--- Start SUPPLIED DATA ---

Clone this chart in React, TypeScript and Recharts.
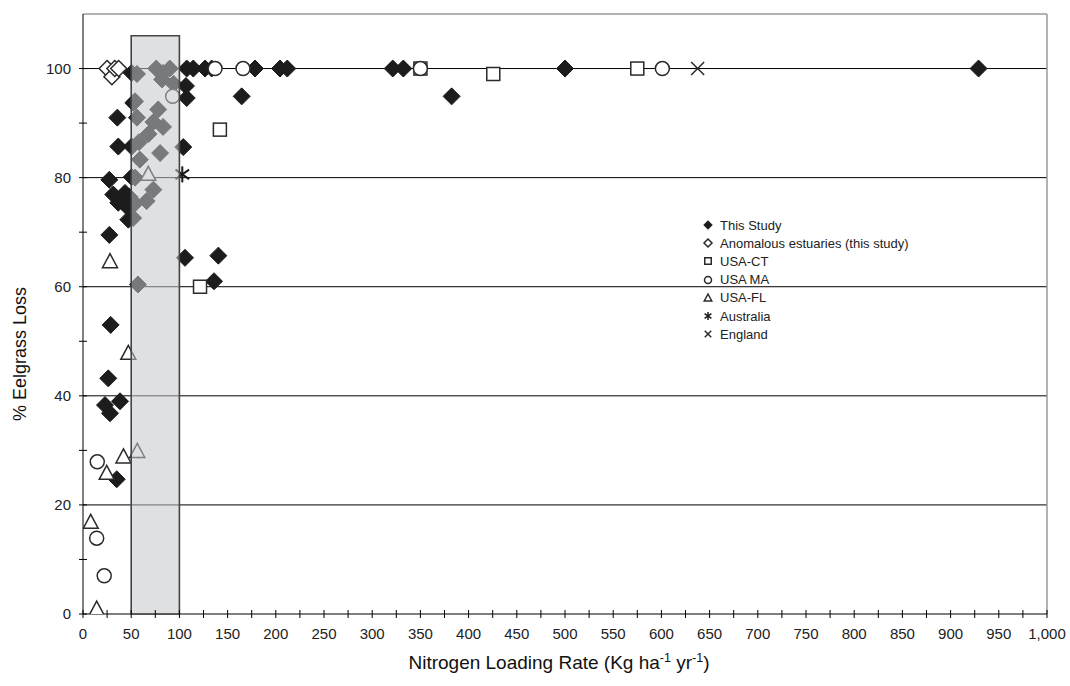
import React from 'react';
import {
  ScatterChart, Scatter, XAxis, YAxis, CartesianGrid, ReferenceArea, ReferenceLine, Legend
} from 'recharts';

// nitrogen loading (x) vs % eelgrass loss (y)
const thisStudy = [
  { x: 50.5, y: 99.2 }, { x: 107.6, y: 100 }, { x: 114.4, y: 100 }, { x: 126.6, y: 100 },
  { x: 133.5, y: 100 }, { x: 178.4, y: 100 }, { x: 204.4, y: 100 }, { x: 211.9, y: 100 },
  { x: 321.3, y: 100 }, { x: 332.3, y: 100 }, { x: 500, y: 100 }, { x: 929, y: 100 },
  { x: 106.8, y: 96.8 }, { x: 107.6, y: 94.6 }, { x: 164.6, y: 94.9 }, { x: 382.4, y: 94.9 },
  { x: 52.2, y: 93.7 }, { x: 35.6, y: 91 }, { x: 36.6, y: 85.7 }, { x: 50.5, y: 85.7 },
  { x: 104, y: 85.6 }, { x: 27.3, y: 79.6 }, { x: 50.5, y: 80.1 }, { x: 31.4, y: 76.9 },
  { x: 43.6, y: 77.2 }, { x: 36.6, y: 75.4 }, { x: 45.3, y: 74.7 }, { x: 47, y: 72.3 },
  { x: 48, y: 76.5 }, { x: 40, y: 75.7 }, { x: 27.3, y: 69.5 }, { x: 105.8, y: 65.3 },
  { x: 140.4, y: 65.7 }, { x: 135.9, y: 61 }, { x: 28.7, y: 53 }, { x: 26.2, y: 43.2 },
  { x: 22.8, y: 38.3 }, { x: 38.4, y: 39 }, { x: 28, y: 36.8 }, { x: 35, y: 24.7 },
  { x: 56, y: 99 }, { x: 76, y: 100 }, { x: 83, y: 99.2 }, { x: 90, y: 100 },
  { x: 82, y: 98 }, { x: 94, y: 97.2 }, { x: 54, y: 94 }, { x: 56, y: 91 },
  { x: 78, y: 92.5 }, { x: 73, y: 90.2 }, { x: 83, y: 89.3 }, { x: 68, y: 88 },
  { x: 58, y: 86.5 }, { x: 59, y: 83.3 }, { x: 80, y: 84.5 }, { x: 54, y: 80 },
  { x: 73, y: 77.8 }, { x: 66, y: 75.7 }, { x: 54, y: 75.3 }, { x: 52, y: 72.6 },
  { x: 57, y: 60.4 },
];
const anomalous = [{ x: 25, y: 100 }, { x: 30, y: 98.5 }, { x: 33, y: 100 }, { x: 37, y: 100 }];
const usaCT = [{ x: 142, y: 88.8 }, { x: 121.4, y: 60 }, { x: 350, y: 100 }, { x: 425.6, y: 99 }, { x: 575, y: 100 }];
const usaMA = [
  { x: 93, y: 94.9 }, { x: 137, y: 100 }, { x: 166, y: 100 }, { x: 350, y: 100 },
  { x: 601, y: 100 }, { x: 14.8, y: 27.9 }, { x: 14.2, y: 13.9 }, { x: 22, y: 7 },
];
const usaFL = [
  { x: 28, y: 64.6 }, { x: 47, y: 47.8 }, { x: 67.7, y: 80.6 }, { x: 42, y: 28.8 },
  { x: 56.3, y: 29.8 }, { x: 24.6, y: 25.8 }, { x: 8, y: 16.8 }, { x: 14.2, y: 0.9 },
];
const australia = [{ x: 103, y: 80.6 }];
const england = [{ x: 637.6, y: 100 }];

const xTicks = [0, 25, 50, 75, 100, 125, 150, 175, 200, 225, 250, 275, 300, 325, 350, 375, 400,
  425, 450, 475, 500, 525, 550, 575, 600, 625, 650, 675, 700, 725, 750, 775, 800, 825, 850, 875,
  900, 925, 950, 975, 1000];
const yTicks = [0, 10, 20, 30, 40, 50, 60, 70, 80, 90, 100];
const gridLines = [20, 40, 60, 80, 100];

const FONT = 'Arial, "Liberation Sans", sans-serif';
const INK = '#1c1c1c';

type Kind = 'diamond' | 'openDiamond' | 'square' | 'circle' | 'triangle' | 'star' | 'cross';

const Marker = ({ kind, cx, cy, s = 1 }: { kind: Kind; cx: number; cy: number; s?: number }) => {
  const open = { fill: '#fff', stroke: '#2a2a2a', strokeWidth: 1.5 };
  if (kind === 'diamond') {
    const r = 8.5 * s;
    return <polygon points={`${cx},${cy - r} ${cx + r},${cy} ${cx},${cy + r} ${cx - r},${cy}`} fill={INK} stroke={INK} />;
  }
  if (kind === 'openDiamond') {
    const r = 8 * s;
    return <polygon points={`${cx},${cy - r} ${cx + r},${cy} ${cx},${cy + r} ${cx - r},${cy}`} {...open} />;
  }
  if (kind === 'square') {
    const h = 6.5 * s;
    return <rect x={cx - h} y={cy - h} width={h * 2} height={h * 2} {...open} />;
  }
  if (kind === 'circle') return <circle cx={cx} cy={cy} r={7 * s} {...open} />;
  if (kind === 'triangle') {
    return <polygon points={`${cx},${cy - 8 * s} ${cx + 7.5 * s},${cy + 6 * s} ${cx - 7.5 * s},${cy + 6 * s}`} {...open} />;
  }
  if (kind === 'star') {
    const r = 8 * s;
    return (
      <g stroke="#1a1a1a" strokeWidth={s < 1 ? 1.5 : 2}>
        <line x1={cx} y1={cy - r} x2={cx} y2={cy + r} />
        <line x1={cx - r * 0.85} y1={cy - r * 0.6} x2={cx + r * 0.85} y2={cy + r * 0.6} />
        <line x1={cx - r * 0.85} y1={cy + r * 0.6} x2={cx + r * 0.85} y2={cy - r * 0.6} />
      </g>
    );
  }
  const r = 6.5 * s;
  return (
    <g stroke="#2a2a2a" strokeWidth={1.5}>
      <line x1={cx - r} y1={cy - r} x2={cx + r} y2={cy + r} />
      <line x1={cx - r} y1={cy + r} x2={cx + r} y2={cy - r} />
    </g>
  );
};

const series: { name: string; kind: Kind; data: { x: number; y: number }[] }[] = [
  { name: 'This Study', kind: 'diamond', data: thisStudy },
  { name: 'Anomalous estuaries (this study)', kind: 'openDiamond', data: anomalous },
  { name: 'USA-CT', kind: 'square', data: usaCT },
  { name: 'USA MA', kind: 'circle', data: usaMA },
  { name: 'USA-FL', kind: 'triangle', data: usaFL },
  { name: 'Australia', kind: 'star', data: australia },
  { name: 'England', kind: 'cross', data: england },
];

const XTick = (props: any) => {
  const { x, y, payload } = props;
  const v = payload.value;
  return (
    <g>
      <line x1={x} x2={x} y1={y - 4} y2={y + 4} stroke="#000" />
      {v % 50 === 0 && (
        <text x={x} y={y + 25} textAnchor="middle" fontSize={15} fontFamily={FONT} fill="#222">
          {v.toLocaleString('en-US')}
        </text>
      )}
    </g>
  );
};

const YTick = (props: any) => {
  const { x, y, payload } = props;
  const v = payload.value;
  return (
    <g>
      <line x1={x - 4} x2={x + 4} y1={y} y2={y} stroke="#000" />
      {v % 20 === 0 && (
        <text x={x - 12} y={y + 5} textAnchor="end" fontSize={15} fontFamily={FONT} fill="#222">
          {v}
        </text>
      )}
    </g>
  );
};

const LegendBox = () => (
  <div style={{ fontFamily: FONT, fontSize: 13, color: '#222' }}>
    {series.map((s) => (
      <div key={s.name} style={{ height: 18.2, display: 'flex', alignItems: 'center' }}>
        <svg width={14} height={14} style={{ marginRight: 5 }}>
          <Marker kind={s.kind} cx={7} cy={7} s={0.5} />
        </svg>
        <span>{s.name}</span>
      </div>
    ))}
  </div>
);

const XTitle = (props: any) => {
  const vb = props.viewBox;
  const cx = vb.x + vb.width / 2 - 6;
  return (
    <text x={cx} y={vb.y + 55} textAnchor="middle" fontSize={19} fontFamily={FONT} fill="#111">
      Nitrogen Loading Rate (Kg ha
      <tspan dy={-7} fontSize={12.5}>-1</tspan>
      <tspan dy={7}> yr</tspan>
      <tspan dy={-7} fontSize={12.5}>-1</tspan>
      <tspan dy={7}>)</tspan>
    </text>
  );
};

const YTitle = (props: any) => {
  const vb = props.viewBox;
  const cy = vb.y + vb.height / 2 + 40;
  return (
    <text x={26} y={cy} transform={`rotate(-90 26 ${cy})`} textAnchor="middle" fontSize={18} fontFamily={FONT} fill="#111">
      % Eelgrass Loss
    </text>
  );
};

export default function App() {
  return (
    <div style={{ position: 'fixed', left: 0, top: 0, width: 1070, height: 686, background: '#fff' }}>
      <ScatterChart width={1070} height={686} margin={{ top: 14, right: 23, bottom: 32, left: 33 }}>
        <CartesianGrid horizontal vertical={false} horizontalValues={gridLines} stroke="#000" strokeWidth={1} />
        <XAxis
          type="number" dataKey="x" domain={[0, 1000]} ticks={xTicks} interval={0}
          tick={<XTick />} tickLine={false} tickSize={0} tickMargin={0} height={40}
          axisLine={{ stroke: '#000' }} allowDataOverflow label={<XTitle />}
        />
        <YAxis
          type="number" dataKey="y" domain={[0, 110]} ticks={yTicks} interval={0}
          tick={<YTick />} tickLine={false} tickSize={0} tickMargin={0} width={50}
          axisLine={{ stroke: '#000' }} allowDataOverflow label={<YTitle />}
        />
        <ReferenceLine y={110} stroke="#9a9a9a" strokeWidth={1.5} />
        <ReferenceLine x={1000} stroke="#9a9a9a" strokeWidth={1.5} />
        {series.map((s) => (
          <Scatter
            key={s.name} name={s.name} data={s.data} isAnimationActive={false}
            shape={(p: any) => <Marker kind={s.kind} cx={p.cx} cy={p.cy} />}
          />
        ))}
        <ReferenceArea
          x1={50} x2={100} y1={0} y2={106} zIndex={700}
          fill="#c4c6c9" fillOpacity={0.55} stroke="#444" strokeWidth={1.6}
        />
        <Legend
          layout="horizontal" align="center" verticalAlign="middle" content={<LegendBox />}
          wrapperStyle={{ left: 701, top: 216, width: 260, height: 130 }}
        />
      </ScatterChart>
    </div>
  );
}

--- End SUPPLIED DATA ---

▶ TO DO:
Pull out all lines in the data above that include "React".

▶ ANSWER TO THE EXERCISE:
Clone this chart in React, TypeScript and Recharts.
import React from 'react';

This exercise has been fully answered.